I started badgering my parents to sign up for internet service in the mid 1990s. In early 1999 they finally gave in. 😉 At the time there was a great deal of conversation about the dangers of the Internet. People worried that they’d be taken advantage of online through Internet People ™ who lied about who they really were or who were running scams. We were cautioned against meeting these folks or giving them too much personal information.

The Truth

What is insanely fascinating about this is that for many crimes – sexual assault and murder to name a few-  the average person is far more likely to be hurt by someone they know than a stranger. Embezzlement by definition happens within personal or professional relationships. Even 43% of identity thefts are thought to be committed by someone the victim knew.

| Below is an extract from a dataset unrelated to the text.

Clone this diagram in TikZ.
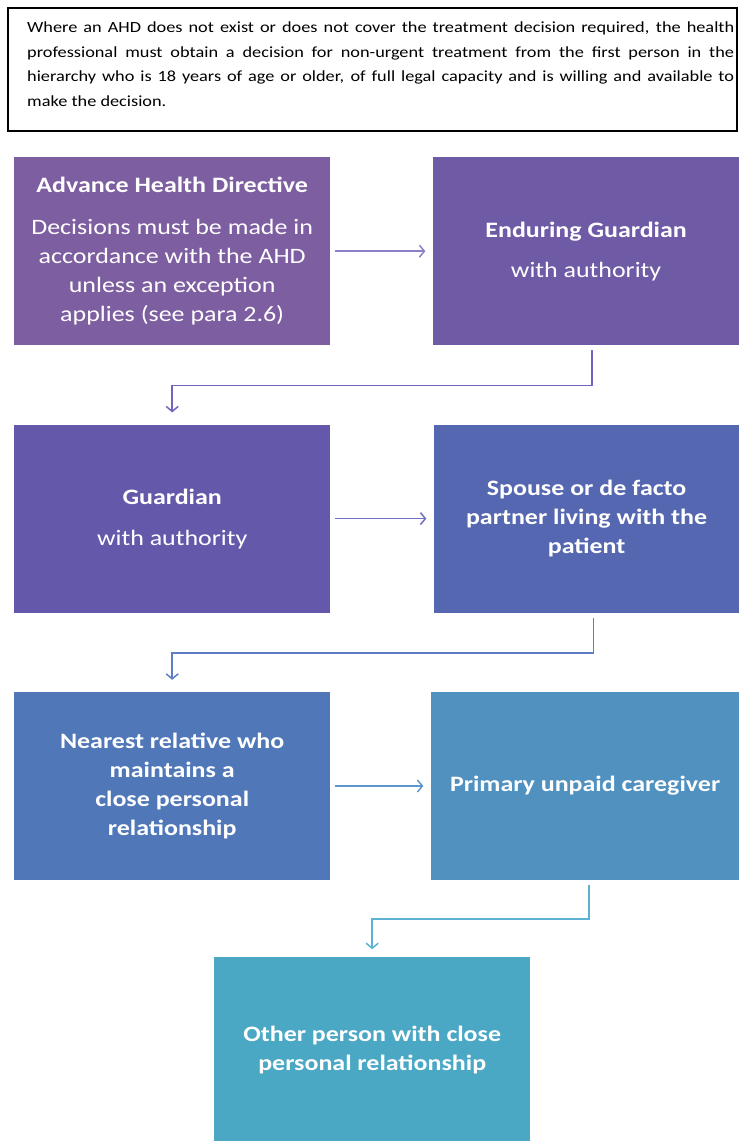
\documentclass[tikz,border=0pt]{standalone}
\usepackage{fontspec}
\setmainfont{Carlito}[FakeStretch=1.18]
\usetikzlibrary{positioning, arrows.meta}

\definecolor{ahdcol}{HTML}{7D5EA0}
\definecolor{egcol}{HTML}{6E5AA5}
\definecolor{gdcol}{HTML}{6458AA}
\definecolor{spcol}{HTML}{5567B0}
\definecolor{nrcol}{HTML}{5078B9}
\definecolor{pucol}{HTML}{5091C0}
\definecolor{otcol}{HTML}{4BA8C5}
\definecolor{arrA}{HTML}{8F7FC8}
\definecolor{arrB}{HTML}{7462BE}
\definecolor{arrC}{HTML}{7070C4}
\definecolor{arrD}{HTML}{5F7DC4}
\definecolor{arrE}{HTML}{5C98CE}
\definecolor{arrF}{HTML}{5CB2D2}

\begin{document}
\begin{tikzpicture}[
        x=1pt, y=-1pt, % coordinates in pixels, downwards
        box/.style = {rectangle, fill=#1, text=white, align=center,
            minimum width=316pt, minimum height=188pt, inner sep=0pt,
            font=\fontsize{22}{29}\selectfont}, % coloured boxes
        link/.style = {draw=#1, line width=1.5pt,
            -{Straight Barb[length=5pt, width=12pt]}, shorten <=5pt}, % connectors
    ]
    \useasboundingbox (0,0) rectangle (739,1141);

    % explanatory note
    \draw[line width=2pt] (8,8) rectangle (737,131);
    \node[anchor=north west, inner sep=0pt, text width=707pt, align=justify,
        font=\fontsize{15.5}{24.5}\selectfont] (note) at (27,22)
        {Where an AHD does not exist or does not cover the treatment decision required, the health\linebreak
        professional must obtain a decision for non-urgent treatment from the first person in the\linebreak
        hierarchy who is 18 years of age or older, of full legal capacity and is willing and available to\linebreak
        make the decision.};

    % hierarchy
    \node[box=ahdcol, anchor=north west] (ahd) at (14,157)
        {\textbf{Advance Health Directive}\\[13pt]
        Decisions must be made in\\ accordance with the AHD\\ unless an exception\\ applies (see para 2.6)};
    \node[box=egcol, minimum width=307pt, right=102pt of ahd] (eg)
        {\textbf{Enduring Guardian}\\[11pt] with authority};
    \node[box=gdcol, below=79pt of ahd] (guardian)
        {\textbf{Guardian}\\[12pt] with authority};
    \node[box=spcol, minimum width=306pt, right=103pt of guardian] (spouse)
        {\textbf{Spouse or de facto}\\ \textbf{partner living with the}\\ \textbf{patient}};
    \node[box=nrcol, below=79pt of guardian] (nearest)
        {\textbf{Nearest relative who}\\ \textbf{maintains a}\\ \textbf{close personal}\\ \textbf{relationship}};
    \node[box=pucol, minimum width=309pt, right=100pt of nearest] (primary)
        {\textbf{Primary unpaid caregiver}};
    \node[box=otcol, minimum height=186pt, below=77pt of nearest, xshift=200pt] (other)
        {\textbf{Other person with close}\\ \textbf{personal relationship}};

    \draw[link=arrA, shorten >=7pt] (ahd) -- (eg);
    \draw[link=arrB, shorten >=12pt] ([xshift=6pt]eg.south) -- ++(0,-40pt) -| (guardian.north);
    \draw[link=arrC, shorten >=7pt] (guardian) -- (spouse);
    \draw[link=arrD, shorten >=12pt] ([xshift=7pt]spouse.south) -- ++(0,-40pt) -| (nearest.north);
    \draw[link=arrE, shorten >=7pt] (nearest) -- (primary);
    \draw[link=arrF, shorten >=8pt] ([xshift=4pt]primary.south) -- ++(0,-39pt) -| (other.north);

\end{tikzpicture}
\end{document}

These things happen in every community. No one is immune to becoming the victim of violence or theft. Yes, there are online scammers out there. Yes, caution is a good thing. From the statistics (and depending on the crime), though, we are as if not more likely to be harmed by people we know.

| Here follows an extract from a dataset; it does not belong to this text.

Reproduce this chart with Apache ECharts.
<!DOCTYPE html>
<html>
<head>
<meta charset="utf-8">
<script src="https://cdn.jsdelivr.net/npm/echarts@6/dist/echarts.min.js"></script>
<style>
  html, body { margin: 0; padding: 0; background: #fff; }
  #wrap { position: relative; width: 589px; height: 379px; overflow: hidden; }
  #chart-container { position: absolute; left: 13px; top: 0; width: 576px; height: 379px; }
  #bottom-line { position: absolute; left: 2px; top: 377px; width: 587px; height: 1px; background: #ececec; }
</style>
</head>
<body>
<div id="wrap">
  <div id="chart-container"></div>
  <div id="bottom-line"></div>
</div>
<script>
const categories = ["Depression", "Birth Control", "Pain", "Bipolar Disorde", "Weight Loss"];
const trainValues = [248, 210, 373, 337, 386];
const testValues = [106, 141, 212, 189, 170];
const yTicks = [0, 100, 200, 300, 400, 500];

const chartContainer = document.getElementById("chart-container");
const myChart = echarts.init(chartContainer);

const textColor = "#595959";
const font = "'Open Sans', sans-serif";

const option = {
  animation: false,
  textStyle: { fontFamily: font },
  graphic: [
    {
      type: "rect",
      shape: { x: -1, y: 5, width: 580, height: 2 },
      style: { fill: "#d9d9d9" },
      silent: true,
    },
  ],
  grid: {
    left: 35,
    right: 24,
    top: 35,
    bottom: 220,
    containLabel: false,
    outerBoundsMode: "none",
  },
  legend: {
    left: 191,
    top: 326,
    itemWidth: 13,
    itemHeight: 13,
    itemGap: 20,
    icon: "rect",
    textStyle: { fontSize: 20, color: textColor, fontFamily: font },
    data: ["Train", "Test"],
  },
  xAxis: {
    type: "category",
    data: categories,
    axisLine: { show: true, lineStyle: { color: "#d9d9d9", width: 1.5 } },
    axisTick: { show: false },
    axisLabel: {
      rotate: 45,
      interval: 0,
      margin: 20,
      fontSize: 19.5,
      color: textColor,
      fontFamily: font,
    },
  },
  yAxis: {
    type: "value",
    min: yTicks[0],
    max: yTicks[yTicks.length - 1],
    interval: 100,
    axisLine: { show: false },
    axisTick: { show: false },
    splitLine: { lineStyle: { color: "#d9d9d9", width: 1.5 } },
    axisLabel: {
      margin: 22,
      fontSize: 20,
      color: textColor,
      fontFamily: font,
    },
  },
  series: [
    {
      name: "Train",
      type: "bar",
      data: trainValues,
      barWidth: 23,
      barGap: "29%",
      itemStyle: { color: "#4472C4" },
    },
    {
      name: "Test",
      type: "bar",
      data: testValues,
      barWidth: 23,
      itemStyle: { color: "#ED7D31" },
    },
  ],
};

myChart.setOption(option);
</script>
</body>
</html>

Question: Why is there so much focus on crimes committed by strangers? Shouldn’t there be as many, if not more, conversations about how to avoid or mitigate the harm done in person?

Internet People

When I first leapt online I was wary of sharing my real name or location. Pseudonyms and purposefully vague references to where I lived were the way to go.

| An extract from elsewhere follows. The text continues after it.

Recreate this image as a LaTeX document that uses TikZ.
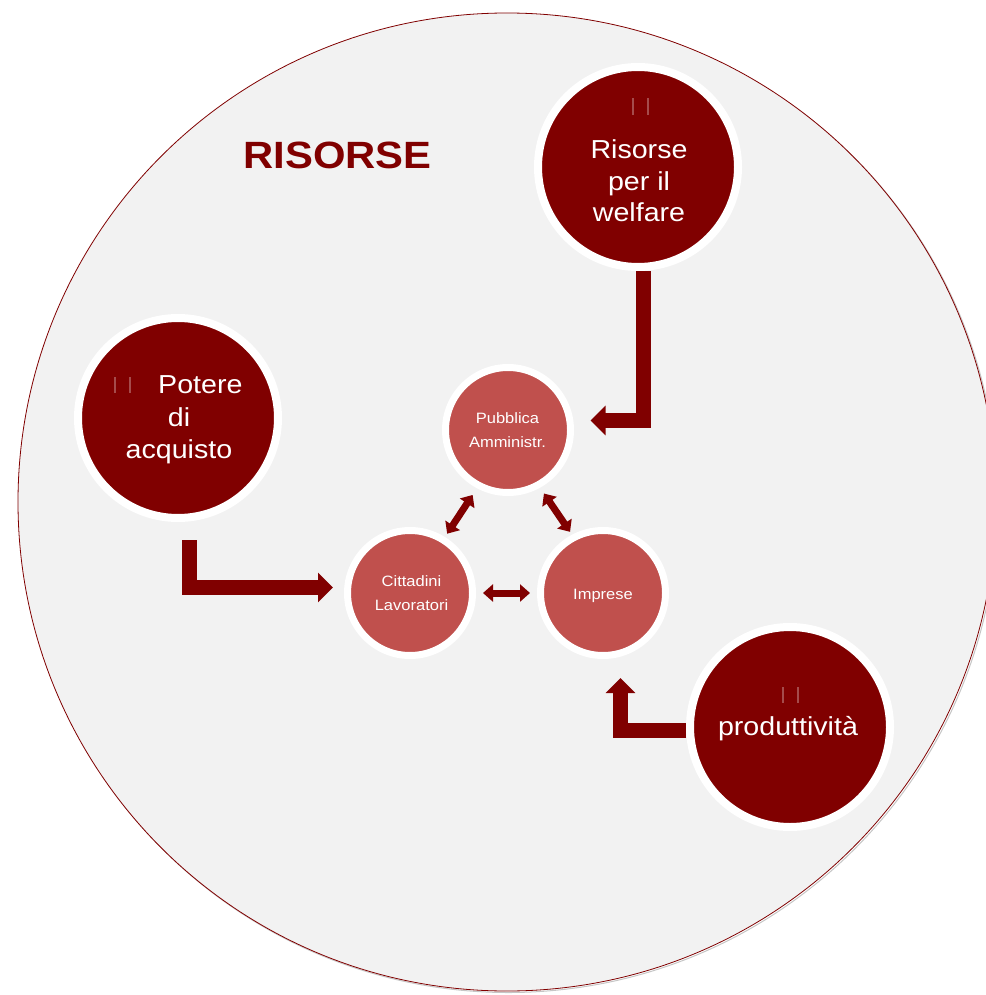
\documentclass[tikz,border=0pt]{standalone}
\usepackage{fontspec}
\setmainfont[FakeStretch=1.1]{Liberation Sans}
\usetikzlibrary{arrows.meta}
\definecolor{maroon}{RGB}{128,0,0}
\definecolor{softred}{RGB}{192,80,77}
\definecolor{panel}{RGB}{242,242,242}
\definecolor{barmark}{RGB}{165,75,75}

\begin{document}
\begin{tikzpicture}[x=1pt,y=-1pt,
  bigdot/.style={circle, fill=maroon, draw=white, line width=8pt, minimum size=200pt, inner sep=0pt},
  smalldot/.style={circle, fill=softred, draw=white, line width=7pt, minimum size=125pt, inner sep=0pt},
  bigtext/.style={text=white, font=\fontsize{26}{31.5}\selectfont, align=center, inner sep=0pt},
  smalltext/.style={text=white, font=\fontsize{15}{23.5}\selectfont, align=center, inner sep=0pt},
  elbow/.style={draw=maroon, line width=15pt, line join=miter, -{Triangle[length=15pt,width=29pt]}},
  link/.style={draw=maroon, line width=7pt, {Triangle[length=10pt,width=17pt]}-{Triangle[length=10pt,width=17pt]}},
  ghostbar/.style={draw=barmark, line width=2pt},
]
\useasboundingbox (0,0) rectangle (985,995);

% outer panel with a faint drop shadow
\draw[gray!45, line width=1pt] (508.5,503.5) circle (489pt);
\draw[maroon, line width=0.8pt, fill=panel] (507,502) circle (489pt);

% title
\node[font=\fontsize{38}{40}\selectfont\bfseries, text=maroon, anchor=base, inner sep=0pt] (title) at (337.5,168) {RISORSE};

% outer resource circles
\node[bigdot] (welfare) at (638,167) {};
\node[bigdot] (acquisto) at (178,418) {};
\node[bigdot] (prod) at (790,727) {};

% inner actors
\node[smalldot] (pa) at (508,430) {};
\node[smalldot] (citt) at (410,593) {};
\node[smalldot] (imp) at (603,593) {};

% elbow arrows feeding the actors
\coordinate (k1) at (643.5,420.5);
\coordinate (k2) at (189.5,587.5);
\coordinate (k3) at (620.5,730.5);
\draw[elbow, shorten >=16.5pt] (k1 |- welfare.south) -- (k1) -- (k1 -| pa.east);
\draw[elbow, shorten <=18pt, shorten >=11pt] (k2 |- acquisto.south) -- (k2) -- (k2 -| citt.west);
\draw[elbow, shorten >=19pt] (k3 -| prod.west) -- (k3) -- (k3 |- imp.south);

% exchanges between the actors
\draw[link, shorten <=8pt, shorten >=4pt] (pa.242) -- (citt.58);
\draw[link, shorten <=7pt, shorten >=3.5pt] (pa.299) -- (imp.118);
\draw[link, shorten <=7pt, shorten >=7pt] (citt.east) -- (imp.west);

% labels (multi-line nodes sit on the baseline of their last line)
\node[bigtext, anchor=base] (welfaretxt) at (639,222) {Risorse\\per il\\welfare};
\node[bigtext, anchor=base west] (poteretxt) at (158,393) {Potere};
\node[bigtext, anchor=base] (acqtxt) at (179,458) {di\\acquisto};
\node[bigtext, anchor=base] (prodtxt) at (788,735) {produttività};
\node[smalltext, anchor=base] (patxt) at (507.5,447) {Pubblica\\Amministr.};
\node[smalltext, anchor=base] (citttxt) at (411.5,610) {Cittadini\\Lavoratori};
\node[smalltext, anchor=base] (imptxt) at (603,599) {Imprese};

% bullet marks
\draw[ghostbar] (633,98) -- (633,115);
\draw[ghostbar] (648,98) -- (648,115);
\draw[ghostbar] (115,377) -- (115,393);
\draw[ghostbar] (130,377) -- (130,393);
\draw[ghostbar] (783,687) -- (783,703);
\draw[ghostbar] (798,687) -- (798,703);
\end{tikzpicture}
\end{document}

A funny thing happened in the last decade-ish, though. Some of these Internet People ™ became longtime friends. When I’m frustrated, afraid, lonely, happy or need advice they’re only an email or phone call away. I’m as close to many of them as I am to those I see in person far more often.

In my experience the fear of online friendships often comes from the idea that there’s only one way to do it. Either you have local friends or you have Internet People ™ who live states, provinces, countries away. There seems to be little sense of how much gray area there is between the two or how the medium matters less than what we do for one another.

I wonder if part of this is a cultural or generational difference. People who grew up with BBSing or the Internet seem to be more comfortable with the social aspects than those who were introduced to it later. (There are many exceptions to this, of course! They’re  just general group trends I’ve noticed.)

These are my fragmented thoughts about the communities that are forming and have formed online. What do you see?